Research among 250 advisers, as part of Aegon’s adviser attitudes report 2019, found that 34% of advised clients were less cautious about investment risk following a discussion with their adviser, compared to just 16% who became more cautious.
Commenting on the findings, Nick Dixon, Investment Director at Aegon said: “Risk tolerance varies greatly from one person to another and reflects a large number of factors including our personality, our knowledge of a subject, and even societal factors. What’s clear from our figures is that a significant proportion of advised clients are excessively cautious when it comes to investing and that a conversation with an adviser shifts their views about how much risk they can afford to take. There are many benefits to financial advice, notably the peace of mind that being advised by an expert provides, but it’s clear supporting individuals to take on the right level of risk is one of them. All investors should remember that risk taking is an essential driver of long term returns”

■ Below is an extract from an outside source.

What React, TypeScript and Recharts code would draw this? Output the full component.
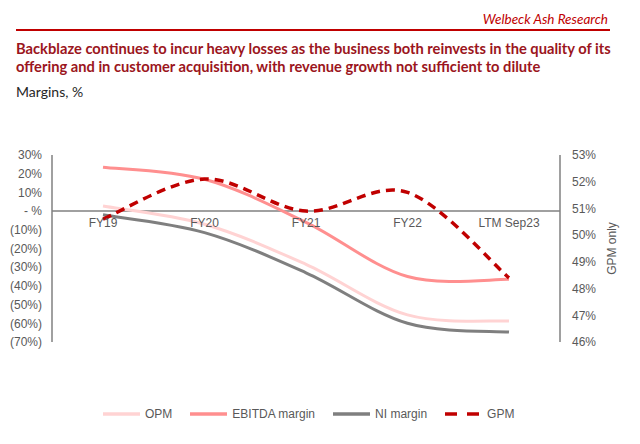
import React from 'react';
import { LineChart, Line, XAxis, YAxis, ReferenceLine, ReferenceDot } from 'recharts';

const categories = ['FY19', 'FY20', 'FY21', 'FY22', 'LTM Sep23'];
const opm = [2.7, -7, -28.5, -55.5, -58.8];
const ebitda = [23.5, 17, -6, -35, -36.5];
const niMargin = [-2, -11.5, -33, -60, -64.7];
const gpm = [50.6, 52.1, 50.9, 51.6, 48.4];
const leftTicks = [30, 20, 10, 0, -10, -20, -30, -40, -50, -60, -70];
const rightTicks = [53, 52, 51, 50, 49, 48, 47, 46];

const seriesMeta = [
  { key: 'opm', name: 'OPM', color: '#FFD3D3', dash: undefined as string | undefined, axis: 'left', width: 3 },
  { key: 'ebitda', name: 'EBITDA margin', color: '#FF8F8F', dash: undefined, axis: 'left', width: 3 },
  { key: 'ni', name: 'NI margin', color: '#7F7F7F', dash: undefined, axis: 'left', width: 3 },
  { key: 'gpm', name: 'GPM', color: '#C00000', dash: '9 6', axis: 'right', width: 3.5 },
];

const data = categories.map((cat, i) => ({
  cat,
  opm: opm[i],
  ebitda: ebitda[i],
  ni: niMargin[i],
  gpm: gpm[i],
}));

const catmullRom = (context: any) => {
  let pts: number[][] = [];
  return {
    areaStart() {},
    areaEnd() {},
    lineStart() {
      pts = [];
    },
    point(x: number, y: number) {
      pts.push([+x, +y]);
    },
    lineEnd() {
      const n = pts.length;
      if (!n) return;
      context.moveTo(pts[0][0], pts[0][1]);
      for (let i = 0; i < n - 1; i++) {
        const p0 = pts[i === 0 ? 0 : i - 1];
        const p1 = pts[i];
        const p2 = pts[i + 1];
        const p3 = pts[i + 2 < n ? i + 2 : n - 1];
        context.bezierCurveTo(
          p1[0] + (p2[0] - p0[0]) / 6,
          p1[1] + (p2[1] - p0[1]) / 6,
          p2[0] - (p3[0] - p1[0]) / 6,
          p2[1] - (p3[1] - p1[1]) / 6,
          p2[0],
          p2[1]
        );
      }
    },
  };
};

const fmtLeft = (v: number) => (v === 0 ? '- %' : v < 0 ? `(${Math.abs(v)}%)` : `${v}%`);
const fmtRight = (v: number) => `${v}%`;

const tickStyle = { fill: '#595959', fontSize: 12, fontFamily: 'Liberation Sans, Arial, sans-serif' };

export default function App() {
  return (
    <div style={{ position: 'absolute', left: 0, top: 0, width: 640, height: 444, background: '#fff', fontFamily: 'Liberation Sans, Arial, sans-serif' }}>
      <div style={{ position: 'absolute', right: 32, top: 11, fontFamily: 'Lato, sans-serif', fontStyle: 'italic', fontSize: 13.5, color: '#C00000', lineHeight: '16px', whiteSpace: 'nowrap' }}>
        Welbeck Ash Research
      </div>
      <div style={{ position: 'absolute', left: 16, top: 29, width: 594, height: 2, background: '#C00000' }} />
      <div style={{ position: 'absolute', left: 16, top: 39, width: 620, fontFamily: 'Lato, sans-serif', fontWeight: 'bold', fontSize: 14.7, color: '#9B1520', lineHeight: '18px' }}>
        <div style={{ whiteSpace: 'nowrap' }}>Backblaze continues to incur heavy losses as the business both reinvests in the quality of its</div>
        <div style={{ whiteSpace: 'nowrap' }}>offering and in customer acquisition, with revenue growth not sufficient to dilute</div>
      </div>
      <div style={{ position: 'absolute', left: 16, top: 84, fontFamily: 'Lato, sans-serif', fontSize: 14, color: '#262626', lineHeight: '16px' }}>
        Margins, %
      </div>
      <div style={{ position: 'absolute', left: 0, top: 0 }}>
        <LineChart width={640} height={444} data={data} margin={{ top: 155, right: 0, bottom: 102, left: 0 }}>
          <XAxis dataKey="cat" hide padding={{ left: 51, right: 51 }} />
          <YAxis
            yAxisId="left"
            orientation="left"
            width={52}
            domain={[-70, 30]}
            ticks={leftTicks}
            interval={0}
            tickFormatter={fmtLeft}
            tickLine={false}
            tickMargin={4}
            axisLine={{ stroke: '#808080', strokeWidth: 1.5 }}
            tick={tickStyle}
          />
          <YAxis
            yAxisId="right"
            orientation="right"
            width={80}
            domain={[46, 53]}
            ticks={rightTicks}
            interval={0}
            tickFormatter={fmtRight}
            tickLine={false}
            tickMargin={6}
            axisLine={{ stroke: '#808080', strokeWidth: 1.5 }}
            tick={{ ...tickStyle, textAnchor: 'start' }}
            label={{ value: 'GPM only', angle: -90, position: 'center', dx: 12, style: { fill: '#595959', fontSize: 12, fontFamily: 'Liberation Sans, Arial, sans-serif' } }}
          />
          <ReferenceLine yAxisId="left" y={0} stroke="#808080" strokeWidth={1.5} />
          {categories.map((c) => (
            <ReferenceDot
              key={c}
              yAxisId="left"
              x={c}
              y={0}
              r={0}
              fill="none"
              stroke="none"
              label={{ value: c, position: 'bottom', offset: 7, style: { fill: '#595959', fontSize: 12, fontFamily: 'Liberation Sans, Arial, sans-serif' } }}
            />
          ))}
          {seriesMeta.map((s) => (
            <Line
              key={s.key}
              yAxisId={s.axis}
              dataKey={s.key}
              name={s.name}
              type={catmullRom as any}
              stroke={s.color}
              strokeWidth={s.width}
              strokeDasharray={s.dash}
              dot={false}
              activeDot={false}
              isAnimationActive={false}
            />
          ))}
        </LineChart>
      </div>
      <div style={{ position: 'absolute', left: 103, top: 406, display: 'flex', alignItems: 'center', fontSize: 12, color: '#595959', fontFamily: 'Liberation Sans, Arial, sans-serif', lineHeight: '16px' }}>
        {seriesMeta.map((s) => (
          <div key={s.key} style={{ display: 'flex', alignItems: 'center', marginRight: 18 }}>
            <svg width={37} height={6} style={{ marginRight: 5 }}>
              <line x1={0} y1={3} x2={37} y2={3} stroke={s.color} strokeWidth={3.5} strokeDasharray={s.dash ? '12 10' : undefined} />
            </svg>
            <span>{s.name}</span>
          </div>
        ))}
      </div>
    </div>
  );
}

Analysis of stock market returns by Aegon also found that the difference in returns between a cautious and an adventurous investment portfolio can be stark. For example, over a 20 year period, someone with £200,000 invested in a ‘cautious’ asset mix (as represented by the ABI Mixed Investment 20% - 60% Shares sector average) would have seen their savings grow to £449,068 by end October 2019. In contrast, someone investing in a more ‘adventurous’ asset mix (as represented by the ABI Flexible Investment sector average) would have seen their savings grow to £542,126 over the same period. This represents a difference of £93,058. However, it is important to note that exposure to additional investment risk can have a detrimental impact on investors’ savings.
Nick Dixon continues: “For investors with a long-time horizon, excessive caution can be the greatest investment risk. Financial advisers are well placed to take an objective view of an individual’s circumstances and determine whether they can afford to take on risk in exchange for greater potential upside.”